International Rights Campaign Calls For Pressure On Turkmen Officials Over Missing Inmates

The Prove They Are Alive! rights campaign has called on the international community to pressure Turkmen authorities to curtail the practice of enforced disappearances in the Central Asian nation's prison system.

The group said in a statement that "hundreds of people have become victims of enforced disappearance" in Turkmenistan and called the situation "a gross violation of Turkmenistan’s national legislation and of its international obligations" and "a human rights crime."

Rights groups say that, in many cases, prisoners who have disappeared in the custody of Turkmen authorities have been convicted on politically motivated charges and have been perceived as a potential threat to the authorities in Ashgabat.
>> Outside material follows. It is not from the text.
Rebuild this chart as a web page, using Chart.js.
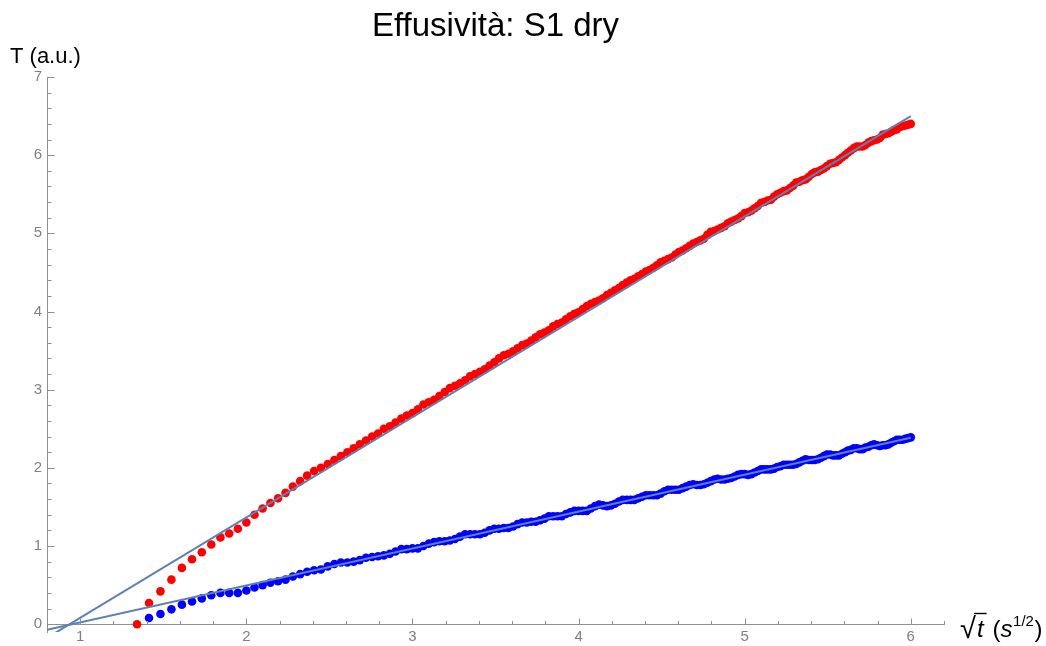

The Prove They Are Alive! campaign says it has documented over 120 cases of disappearances in Turkmenistan's prisons.

"Inhuman conditions in the prisons where the disappeared are held correspond to torture. At least 27 individuals from this list have died in prison; the real number of those who have disappeared and died in isolation during these years is likely much higher," the statement says, adding that "this is an ongoing crime."

According to the campaign, there are men held incommunicado in unknown prisons across Turkmenistan, whose terms have already expired or will expire in the next two years.

The statement says that the campaign sent a letter to Turkmen President Gurbanguly Berdymukhammedov regarding the disappeared men in December.

"The campaign hopes that President Berdymukhammedov will take positive steps to resolve this critical situation in the nearest future," the statement says.

"The international community must continue to attentively follow this situation and demand real action from the Turkmen leadership to stop enforced disappearances. Any international cooperation with the government of Turkmenistan must be contingent upon positively resolving the problems of the disappeared in Turkmenistan’s prisons," the statement concludes.

Turkmenistan -- where every facet of society is tightly controlled by the president -- is at the bottom of international ratings that measure freedom and democracy.

In Freedom House's index on basic freedoms, Turkmenistan is rated worse than North Korea and only ahead of Syria.